ITEMS
.....
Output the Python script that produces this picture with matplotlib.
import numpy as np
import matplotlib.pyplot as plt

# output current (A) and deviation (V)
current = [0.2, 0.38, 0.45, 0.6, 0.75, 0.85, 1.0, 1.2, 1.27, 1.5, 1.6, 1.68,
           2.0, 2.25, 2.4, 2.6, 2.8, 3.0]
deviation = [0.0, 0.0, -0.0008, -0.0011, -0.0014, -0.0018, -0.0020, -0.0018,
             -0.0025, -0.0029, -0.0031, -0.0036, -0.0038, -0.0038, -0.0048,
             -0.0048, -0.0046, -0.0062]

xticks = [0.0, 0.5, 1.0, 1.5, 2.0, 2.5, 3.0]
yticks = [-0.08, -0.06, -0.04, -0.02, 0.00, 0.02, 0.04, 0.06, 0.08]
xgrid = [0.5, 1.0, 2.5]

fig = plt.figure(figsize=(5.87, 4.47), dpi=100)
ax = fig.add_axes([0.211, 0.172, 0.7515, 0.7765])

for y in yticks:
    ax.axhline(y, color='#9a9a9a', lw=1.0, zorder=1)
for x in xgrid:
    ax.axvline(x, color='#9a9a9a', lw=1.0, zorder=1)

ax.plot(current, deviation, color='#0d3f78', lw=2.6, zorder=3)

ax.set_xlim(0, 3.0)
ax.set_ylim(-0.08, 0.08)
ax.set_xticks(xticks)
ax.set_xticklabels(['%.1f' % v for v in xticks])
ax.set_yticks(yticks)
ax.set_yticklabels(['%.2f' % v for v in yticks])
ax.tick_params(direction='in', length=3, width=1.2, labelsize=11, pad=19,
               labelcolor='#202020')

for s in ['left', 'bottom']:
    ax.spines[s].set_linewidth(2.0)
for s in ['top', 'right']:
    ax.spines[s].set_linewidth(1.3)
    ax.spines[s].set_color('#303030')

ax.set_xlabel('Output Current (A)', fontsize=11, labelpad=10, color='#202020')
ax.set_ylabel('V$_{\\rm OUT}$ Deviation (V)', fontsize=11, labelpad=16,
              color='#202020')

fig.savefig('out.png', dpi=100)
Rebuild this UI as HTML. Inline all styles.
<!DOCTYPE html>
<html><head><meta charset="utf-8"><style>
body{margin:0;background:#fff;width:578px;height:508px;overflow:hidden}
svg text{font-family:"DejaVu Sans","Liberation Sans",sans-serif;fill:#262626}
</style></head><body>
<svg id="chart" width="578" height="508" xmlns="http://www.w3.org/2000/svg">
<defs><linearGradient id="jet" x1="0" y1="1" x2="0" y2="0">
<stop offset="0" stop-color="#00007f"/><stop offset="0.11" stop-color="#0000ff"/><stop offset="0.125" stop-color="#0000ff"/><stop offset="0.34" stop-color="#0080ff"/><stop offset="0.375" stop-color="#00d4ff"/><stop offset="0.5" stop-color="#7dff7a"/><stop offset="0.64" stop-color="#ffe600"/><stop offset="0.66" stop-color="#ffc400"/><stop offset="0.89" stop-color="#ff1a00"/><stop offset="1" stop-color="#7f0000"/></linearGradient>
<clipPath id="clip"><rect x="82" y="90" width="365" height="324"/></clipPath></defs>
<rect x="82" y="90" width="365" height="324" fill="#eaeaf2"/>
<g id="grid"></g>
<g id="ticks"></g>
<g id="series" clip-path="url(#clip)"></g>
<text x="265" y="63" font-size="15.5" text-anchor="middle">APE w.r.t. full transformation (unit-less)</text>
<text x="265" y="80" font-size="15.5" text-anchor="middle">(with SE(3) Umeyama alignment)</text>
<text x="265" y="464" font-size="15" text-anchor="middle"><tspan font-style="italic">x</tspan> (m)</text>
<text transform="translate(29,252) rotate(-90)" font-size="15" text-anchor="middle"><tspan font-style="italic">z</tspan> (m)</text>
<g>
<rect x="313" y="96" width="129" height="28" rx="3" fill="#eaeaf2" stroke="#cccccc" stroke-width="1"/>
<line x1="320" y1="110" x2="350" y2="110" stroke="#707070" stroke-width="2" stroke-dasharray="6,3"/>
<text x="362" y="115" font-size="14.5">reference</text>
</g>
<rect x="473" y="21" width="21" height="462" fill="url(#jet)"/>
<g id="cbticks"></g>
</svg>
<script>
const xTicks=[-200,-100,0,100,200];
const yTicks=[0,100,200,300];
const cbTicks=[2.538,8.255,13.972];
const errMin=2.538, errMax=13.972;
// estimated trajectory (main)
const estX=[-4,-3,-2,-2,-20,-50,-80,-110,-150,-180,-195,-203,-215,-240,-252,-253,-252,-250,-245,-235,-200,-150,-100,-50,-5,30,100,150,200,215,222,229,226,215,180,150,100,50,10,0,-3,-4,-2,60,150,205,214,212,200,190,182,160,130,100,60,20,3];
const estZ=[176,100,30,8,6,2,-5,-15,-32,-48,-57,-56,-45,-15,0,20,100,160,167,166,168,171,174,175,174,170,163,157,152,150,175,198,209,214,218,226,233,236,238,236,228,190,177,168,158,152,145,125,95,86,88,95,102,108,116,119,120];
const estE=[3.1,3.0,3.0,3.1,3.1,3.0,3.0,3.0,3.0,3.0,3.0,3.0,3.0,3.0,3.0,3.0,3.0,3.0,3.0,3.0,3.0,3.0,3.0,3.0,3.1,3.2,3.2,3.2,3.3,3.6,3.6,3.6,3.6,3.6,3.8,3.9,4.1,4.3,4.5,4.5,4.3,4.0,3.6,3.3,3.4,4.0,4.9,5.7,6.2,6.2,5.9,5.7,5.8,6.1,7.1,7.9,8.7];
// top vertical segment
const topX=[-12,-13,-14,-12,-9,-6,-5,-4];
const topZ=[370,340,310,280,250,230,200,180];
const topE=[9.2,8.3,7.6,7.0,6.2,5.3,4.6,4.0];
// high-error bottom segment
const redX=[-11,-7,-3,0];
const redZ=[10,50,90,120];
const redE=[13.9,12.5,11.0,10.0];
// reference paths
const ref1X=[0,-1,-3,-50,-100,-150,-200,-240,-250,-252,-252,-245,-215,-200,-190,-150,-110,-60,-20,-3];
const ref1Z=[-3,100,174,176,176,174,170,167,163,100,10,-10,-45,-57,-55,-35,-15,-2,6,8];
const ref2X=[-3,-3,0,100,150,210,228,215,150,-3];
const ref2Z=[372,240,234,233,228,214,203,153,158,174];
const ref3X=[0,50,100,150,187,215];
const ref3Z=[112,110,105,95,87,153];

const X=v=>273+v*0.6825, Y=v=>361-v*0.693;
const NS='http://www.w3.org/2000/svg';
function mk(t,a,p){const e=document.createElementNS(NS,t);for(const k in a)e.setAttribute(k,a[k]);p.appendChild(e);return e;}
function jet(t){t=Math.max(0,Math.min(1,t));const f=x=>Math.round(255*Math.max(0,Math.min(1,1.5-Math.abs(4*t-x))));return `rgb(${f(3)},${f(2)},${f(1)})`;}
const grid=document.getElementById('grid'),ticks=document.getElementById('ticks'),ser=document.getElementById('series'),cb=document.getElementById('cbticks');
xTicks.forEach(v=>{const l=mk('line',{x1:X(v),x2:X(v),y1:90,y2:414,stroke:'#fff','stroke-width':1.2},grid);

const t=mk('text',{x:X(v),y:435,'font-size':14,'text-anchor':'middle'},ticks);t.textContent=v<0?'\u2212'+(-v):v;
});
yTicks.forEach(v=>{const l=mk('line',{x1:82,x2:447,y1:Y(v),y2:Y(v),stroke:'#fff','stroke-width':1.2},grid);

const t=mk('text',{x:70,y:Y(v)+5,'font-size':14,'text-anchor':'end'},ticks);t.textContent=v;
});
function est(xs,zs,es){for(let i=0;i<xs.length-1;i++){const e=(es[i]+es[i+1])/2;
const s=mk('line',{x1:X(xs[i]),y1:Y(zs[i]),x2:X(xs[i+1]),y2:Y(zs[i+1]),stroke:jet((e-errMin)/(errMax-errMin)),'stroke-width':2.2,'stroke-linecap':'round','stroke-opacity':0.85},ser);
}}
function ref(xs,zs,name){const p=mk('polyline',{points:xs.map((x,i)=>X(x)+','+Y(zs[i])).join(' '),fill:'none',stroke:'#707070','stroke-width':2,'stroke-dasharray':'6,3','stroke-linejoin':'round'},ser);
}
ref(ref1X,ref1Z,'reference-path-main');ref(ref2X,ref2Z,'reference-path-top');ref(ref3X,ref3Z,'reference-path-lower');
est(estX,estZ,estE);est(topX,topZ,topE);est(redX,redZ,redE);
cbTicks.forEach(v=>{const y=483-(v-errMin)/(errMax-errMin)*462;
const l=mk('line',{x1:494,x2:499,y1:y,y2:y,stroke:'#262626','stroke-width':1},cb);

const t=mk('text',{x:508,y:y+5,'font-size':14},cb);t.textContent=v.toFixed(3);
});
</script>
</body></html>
.....
WRITTEN EXERCISE
Pull out every line of the records above that contains the word "with".

WORKED ANSWER
Output the Python script that produces this picture with matplotlib.
<text x="265" y="80" font-size="15.5" text-anchor="middle">(with SE(3) Umeyama alignment)</text>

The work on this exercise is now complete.